Precisa la Corte come la sentenza dichiarativa della filiazione naturale produca gli effetti propri del riconoscimento e, pertanto, implica per il genitore, tutti i doveri propri della procreazione legittima (art. 261 c.c.), incluso quello del mantenimento ai sensi dell’art. 148 c.c., ricollegandosi tale obbligazione allo status genitoriale e assumendo, di conseguenza, efficacia retroattiva. E’, infatti, costante affermazione della stessa giurisprudenza di legittimità che l’obbligo del genitore di concorrere al mantenimento del figlio insorge con la nascita dello stesso, ancorchè la procreazione sia stata successivamente accertata con sentenza. Il principio secondo cui l’obbligo dei genitori di mantenere i figli sussiste per il solo fatto di averli generati vale ad escludere la fondatezza della tesi secondo cui la responsabilità del genitore inadempiente dovrebbe escludersi in assenza di specifiche richieste provenienti dall’altro genitore o dallo stesso figlio. Tanto premesso, nell’ipotesi in cui al momento della nascita il figlio sia riconosciuto da uno solo dei genitori, che provveda per intero al suo mantenimento, non viene meno l’obbligo dell’altro genitore per il periodo anteriore alla dichiarazione giudiziale di paternità o maternità naturale, essendo sorto sin dalla nascita il diritto del figlio naturale ad essere mantenuto, istruito ed educato nei confronti di entrambi i genitori.

Relativamente alla dedotta insussistenza da parte del ricorrente di un diritto al risarcimento del danno per violazione del complesso dei doveri facenti capo al genitore naturale, la Corte rileva come da tempo sia stata enucleata, sia in giurisprudenza che in dottrina, la nozione di illecito «endofamiliare», per cui la violazione dei relativi doveri non trova necessariamente sanzione solo nelle misure tipiche previste dal diritto di famiglia, discendendo dalla stessa natura giuridica degli obblighi in questione che la relativa violazione, ove cagioni la lesione di diritti costituzionalmente protetti, possa integrare gli estremi dell’illecito civile e dar luogo ad un’autonoma azione volta al risarcimento dei danni non patrimoniali ai sensi dell’art. 2059 c.c.

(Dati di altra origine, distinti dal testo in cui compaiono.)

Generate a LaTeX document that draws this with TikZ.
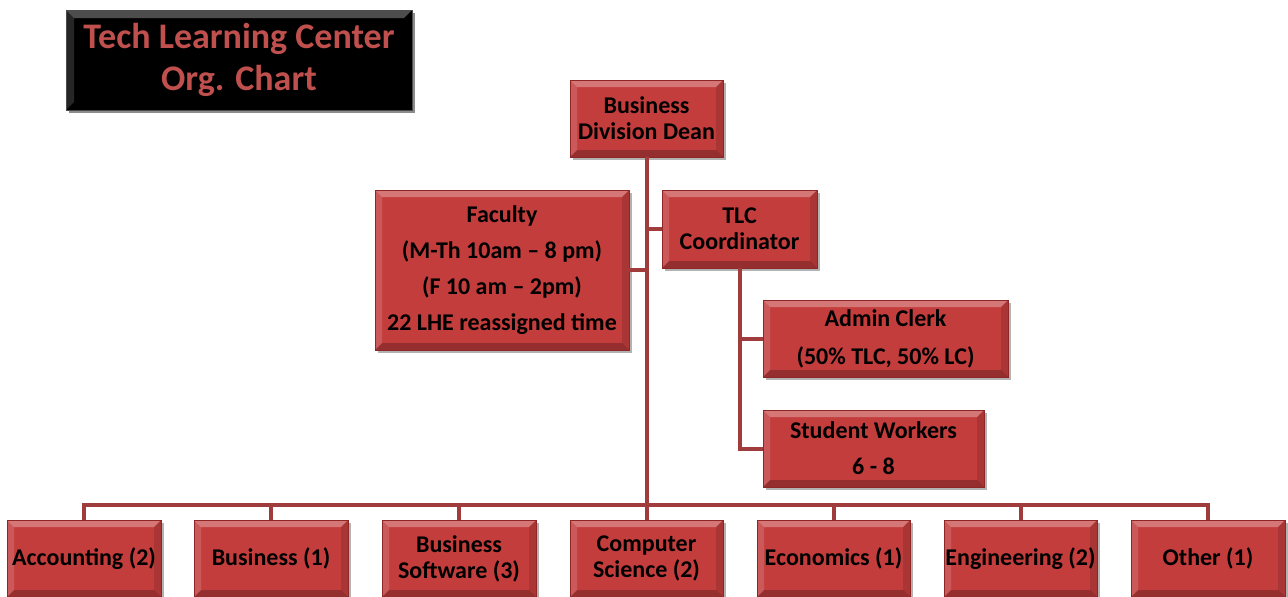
\documentclass[tikz,border=0pt]{standalone}
\usepackage{fontspec}
\setmainfont{Carlito}
\usetikzlibrary{calc,shadows}
\definecolor{boxred}{HTML}{C43D3D}
\definecolor{boxedge}{HTML}{8E2626}
\definecolor{connred}{HTML}{A03C3C}
\definecolor{titlered}{HTML}{C0504D}
\tikzset{
  bevel/.style={path picture={
      \coordinate (nw) at (path picture bounding box.north west);
      \coordinate (ne) at (path picture bounding box.north east);
      \coordinate (sw) at (path picture bounding box.south west);
      \coordinate (se) at (path picture bounding box.south east);
      \fill[white,opacity=.30] (nw) -- (ne) -- ([shift={(-#1,-#1)}]ne) -- ([shift={(#1,-#1)}]nw) -- cycle;
      \fill[white,opacity=.15] (nw) -- ([shift={(#1,-#1)}]nw) -- ([shift={(#1,#1)}]sw) -- (sw) -- cycle;
      \fill[black,opacity=.24] (sw) -- (se) -- ([shift={(-#1,#1)}]se) -- ([shift={(#1,#1)}]sw) -- cycle;
      \fill[black,opacity=.13] (ne) -- (se) -- ([shift={(-#1,#1)}]se) -- ([shift={(-#1,-#1)}]ne) -- cycle;
  }},
  orgbox/.style={rectangle, fill=boxred, draw=boxedge, line width=0.6pt, bevel=7pt,
    drop shadow={shadow xshift=2.5pt,shadow yshift=-2.5pt,opacity=.3,fill=black},
    font=\fontsize{24}{26}\selectfont\bfseries, align=center, inner sep=0pt,
    minimum width=154pt, minimum height=77pt, text=black},
  conn/.style={draw=connred, line width=4pt},
}
\begin{document}
\begin{tikzpicture}[x=1pt,y=-1pt]
\useasboundingbox (0,0) rectangle (1288,597);
% title
\node[rectangle, fill=black, draw=black!70, line width=0.6pt, bevel=8pt,
  drop shadow={shadow xshift=3pt,shadow yshift=-3pt,opacity=.45,fill=black},
  minimum width=346pt, minimum height=100pt, inner sep=0pt, align=center,
  text=titlered, font=\fontsize{36}{42}\selectfont\bfseries] (title) at (239,60)
  {Tech Learning Center\\Org. Chart};
% nodes
\node[orgbox, minimum width=153pt] (dean) at (646.5,118.5) {Business\\Division Dean};
\node[orgbox, minimum width=254pt, minimum height=160pt, font=\fontsize{24}{36}\selectfont\bfseries] (fac) at (502,270)
  {Faculty\\(M-Th 10am -- 8 pm)\\(F 10 am -- 2pm)\\22 LHE reassigned time};
\node[orgbox, minimum width=155pt, minimum height=78pt] (tlc) at (739.5,229) {TLC\\Coordinator};
\node[orgbox, minimum width=245pt, font=\fontsize{24}{38}\selectfont\bfseries] (adm) at (885.5,338.5) {Admin Clerk\\(50\% TLC, 50\% LC)};
\node[orgbox, minimum width=221pt, font=\fontsize{24}{36}\selectfont\bfseries] (stu) at (873.5,448.5) {Student Workers\\6 - 8};
\node[orgbox] (acc) at (84,558.5) {Accounting (2)};
\node[orgbox] (bus) at (271,558.5) {Business (1)};
\node[orgbox] (bsw) at (459,558.5) {Business\\Software (3)};
\node[orgbox, minimum width=153pt] (csc) at (646.5,558.5) {Computer\\Science (2)};
\node[orgbox, minimum width=153pt] (eco) at (833.5,558.5) {Economics (1)};
\node[orgbox, minimum width=153pt] (eng) at (1020.5,558.5) {Engineering (2)};
\node[orgbox] (oth) at (1208,558.5) {Other (1)};
\coordinate (busline) at (646.5,505);
% connectors
\draw[conn] (dean.south) -- (dean.south |- busline);
\draw[conn] (acc.north) -- (acc.north |- busline) -- (oth.north |- busline) -- (oth.north);
\foreach \n in {bus,bsw,csc,eco,eng}{\draw[conn] (\n.north) -- (\n.north |- busline);}
\draw[conn] (fac.east) -- (fac.east -| dean.south);
\draw[conn] (tlc.west) -- (tlc.west -| dean.south);
\draw[conn] (tlc.south) |- (stu.west);
\draw[conn] (tlc.south |- adm.west) -- (adm.west);
\end{tikzpicture}
\end{document}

Con riferimento al caso di specie, si manifesta legittima, pertanto, la condanna al risarcimento dei danni di natura non patrimoniale per la subita lesione dei fondamentali diritti della persona inerenti alla qualità di figlio, in considerazione del prolungato disinteresse dimostrato dal genitore nei suoi confronti attraverso la costante violazione degli obblighi di mantenimento, istruzione ed educazione che ha inevitabilmente arrecato un vulnus a quei diritti che trovano nella carta costituzionale e nelle norme di natura internazionale recepite nel nostro ordinamento un elevato grado di riconoscimento e di tutela.